What I don't understand -- forgive me, Brad DeLong -- is the argument for keeping Geithner much beyond this point. It's true that whoever served in that chair during the worst of the banking crisis is going to be a compromised figure. That makes the public service they provided all the more laudable, and all the more valuable. History will likely judge Geithner very well. But he's a less effective official today because he has so little public credibility. Just as you needed someone who was willing to be unpopular to do the unpopular things, you might well need someone popular who can manage the transition to doing the popular things.Really? I can't find any direct questions about Geithner's popularity or lack thereof, but my guess is that few Americans have any idea who Tim Geithner is, let alone dislike him. Now, it's true that Americans will report a negative feeling about "bailouts," but I'd be surprised if very many people associate bailouts with Geithner in particular.
Now, high-information, very attentive Americans certainly know who Geithner is. Only a minority of them are relevant to the question of Geithner's compromised popularity, however. Republicans, remember, are going to oppose any Obama Treasury Secretary, while moderate Democrats and blind Obama supporters are probably happy with Geithner right now. That leaves one group, the critical left. They don't like Geithner...but are they really likely to support any plausible replacement?

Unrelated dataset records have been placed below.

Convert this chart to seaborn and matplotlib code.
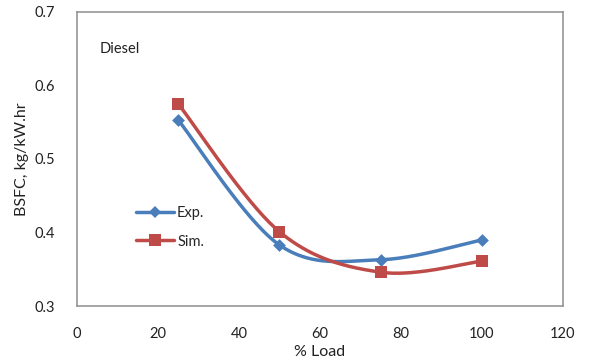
import numpy as np
import pandas as pd
import matplotlib
matplotlib.use("Agg")
import matplotlib.pyplot as plt
import seaborn as sns

load = [25, 50, 75, 100]
exp_vals = [0.553, 0.383, 0.363, 0.390]
sim_vals = [0.575, 0.401, 0.346, 0.361]
xticks = [0, 20, 40, 60, 80, 100, 120]
yticks = [0.3, 0.4, 0.5, 0.6, 0.7]

sns.set_theme(style="white")
plt.rcParams['font.family'] = ['Lato', 'DejaVu Sans']

def smooth(x, y, n=60):
    # Excel-like smoothed line: Catmull-Rom based cubic Bezier segments
    x = np.asarray(x, float); y = np.asarray(y, float)
    P = np.column_stack([x, y])
    Pe = np.vstack([P[0], P, P[-1]])
    out = []
    t = np.linspace(0, 1, n)[:, None]
    for i in range(1, len(Pe) - 2):
        p0, p1, p2, p3 = Pe[i-1], Pe[i], Pe[i+1], Pe[i+2]
        c1 = p1 + (p2 - p0) / 6
        c2 = p2 - (p3 - p1) / 6
        seg = (1-t)**3*p1 + 3*(1-t)**2*t*c1 + 3*(1-t)*t**2*c2 + t**3*p2
        out.append(seg)
    s = np.vstack(out)
    return s[:, 0], s[:, 1]

df = pd.DataFrame({"load": load * 2, "bsfc": exp_vals + sim_vals,
                   "series": ["Exp."] * 4 + ["Sim."] * 4})

fig = plt.figure(figsize=(5.9, 3.63), dpi=100)
ax = fig.add_axes([0.1305, 0.157, 0.8235, 0.81])

colors = {"Exp.": "#4A7EBB", "Sim.": "#BE4B48"}
markers = {"Exp.": "D", "Sim.": "s"}
msize = {"Exp.": 6.5, "Sim.": 8}
handles = []
for name in ["Exp.", "Sim."]:
    sub = df[df.series == name]
    sx, sy = smooth(sub.load, sub.bsfc)
    ax.plot(sx, sy, color=colors[name], lw=2.5, zorder=2)
    sns.scatterplot(x=sub.load, y=sub.bsfc, ax=ax, marker=markers[name],
                    color=colors[name], s=msize[name]**2, edgecolor=colors[name],
                    linewidth=0, zorder=3, legend=False)
    h, = ax.plot([], [], color=colors[name], lw=2.5, marker=markers[name],
                 markersize=msize[name], markeredgewidth=0, label=name)
    handles.append(h)

ax.set_xlim(0, 120)
ax.set_ylim(0.3, 0.7)
ax.set_xticks(xticks)
ax.set_yticks(yticks)
ax.set_xticklabels([str(v) for v in xticks])
ax.set_yticklabels([f"{v:.1f}" for v in yticks])
ax.tick_params(axis="both", length=0, labelsize=10.5, colors="#222222")
ax.tick_params(axis="x", pad=15)
ax.tick_params(axis="y", pad=16)
for sp in ax.spines.values():
    sp.set_color("#969696")
    sp.set_linewidth(1.2)
ax.set_xlabel("% Load", fontsize=11.5, color="#222222", labelpad=3)
ax.set_ylabel("BSFC, kg/kW.hr", fontsize=11.5, color="#222222", labelpad=4)
ax.text(0.046, 0.862, "Diesel", transform=ax.transAxes, fontsize=10.5, color="#222222")

leg = ax.legend(handles=handles, loc="upper left", bbox_to_anchor=(0.095, 0.385),
                frameon=False, fontsize=10.5, handlelength=2.6, handletextpad=0.2,
                labelspacing=1.0)

fig.savefig("out.png", dpi=100)
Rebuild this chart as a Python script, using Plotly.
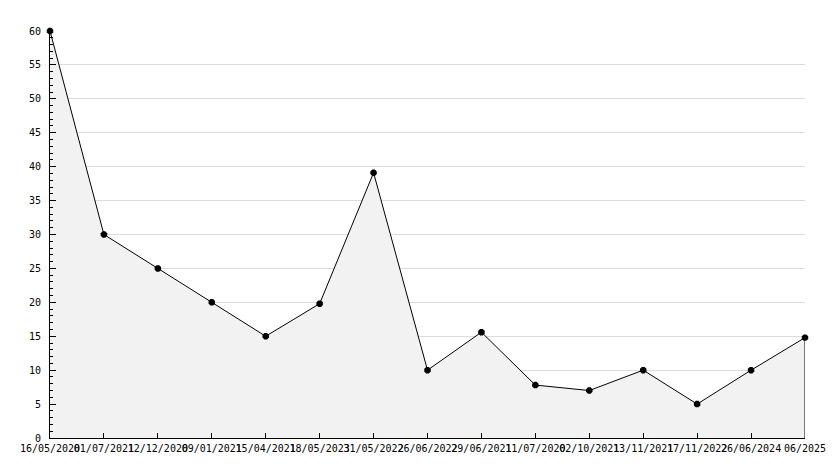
import plotly.graph_objects as go

dates = ["16/05/2020", "01/07/2021", "12/12/2020", "09/01/2021", "15/04/2021",
         "18/05/2023", "31/05/2022", "26/06/2022", "29/06/2021", "11/07/2020",
         "02/10/2021", "13/11/2021", "17/11/2022", "26/06/2024", "06/2025"]
values = [60, 30, 25, 20, 15, 19.8, 39.1, 10, 15.6, 7.8, 7.0, 10, 5, 10, 14.8]
y_ticks = list(range(0, 61, 5))

FONT = "DejaVu Sans Mono"

fig = go.Figure()
fig.add_trace(go.Scatter(
    x=dates, y=values, mode="lines+markers",
    fill="tozeroy", fillcolor="#f2f2f2",
    line=dict(color="black", width=1),
    marker=dict(symbol="octagon", size=7, color="black"),
    hoverinfo="skip", showlegend=False, cliponaxis=False,
))
# closing right edge of the area
fig.add_trace(go.Scatter(
    x=[dates[-1], dates[-1]], y=[values[-1], 0], mode="lines",
    line=dict(color="black", width=1), hoverinfo="skip", showlegend=False,
    cliponaxis=False,
))

# the page body adds an 8px margin, so the figure is 8px smaller each way
fig.update_layout(
    width=826, height=460,
    margin=dict(l=42, r=29, t=23, b=30),
    paper_bgcolor="white", plot_bgcolor="white",
    font=dict(family=FONT, size=10, color="black"),
    xaxis=dict(
        type="category", range=[0, len(dates) - 1], automargin=False,
        tickmode="array", tickvals=dates, ticktext=dates, tickangle=0,
        ticks="inside", ticklen=5, tickcolor="black",
        showline=True, linecolor="black", linewidth=1,
        showgrid=False, zeroline=False, ticklabelstandoff=1,
        tickfont=dict(family=FONT, size=10, color="black"),
    ),
    yaxis=dict(
        range=[0, 60], tickmode="array", tickvals=y_ticks, automargin=False,
        ticks="inside", ticklen=6, tickcolor="black",
        minor=dict(dtick=1, ticks="inside", ticklen=3, tickcolor="black", showgrid=False),
        showline=True, linecolor="black", linewidth=1,
        showgrid=True, gridcolor="#dcdcdc", gridwidth=1,
        zeroline=False, ticklabelstandoff=6,
        tickfont=dict(family=FONT, size=10, color="black"),
    ),
)

fig.write_html("out.html")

More to the point: does it really matter if people don't like the Treasury Secretary? I don't think so. It does matter if elites (on Wall Streat, at the Fed, in Congress) trust the Secretary of the Treasury. If he loses their confidence, then he would have to go. But even there, I don't think they need to like him. And of course it matters a lot if Obama himself loses confidence in Geithner, but that's not what Ezra is talking about.
On the more broad question of whether letting Geithner go would help or hurt Obama's popularity, to the extent that it would matter at all I think it would hurt. Even if it's true that some of the things that Obama did in his first year on the economy are to remain unpopular, it seems to me that it would not be in Obama's interest to portray those things as mistakes. Keeping the team that put the plan together sends the message that what he did was unpopular but necessary; letting them go implies that he was going in the wrong direction. Again, I don't think this sort of thing has nearly as much importance as, well, whether the policies actually work or not, but to the extent it matters for public relations purposes, I'd say the thing to do is to keep the economic team intact.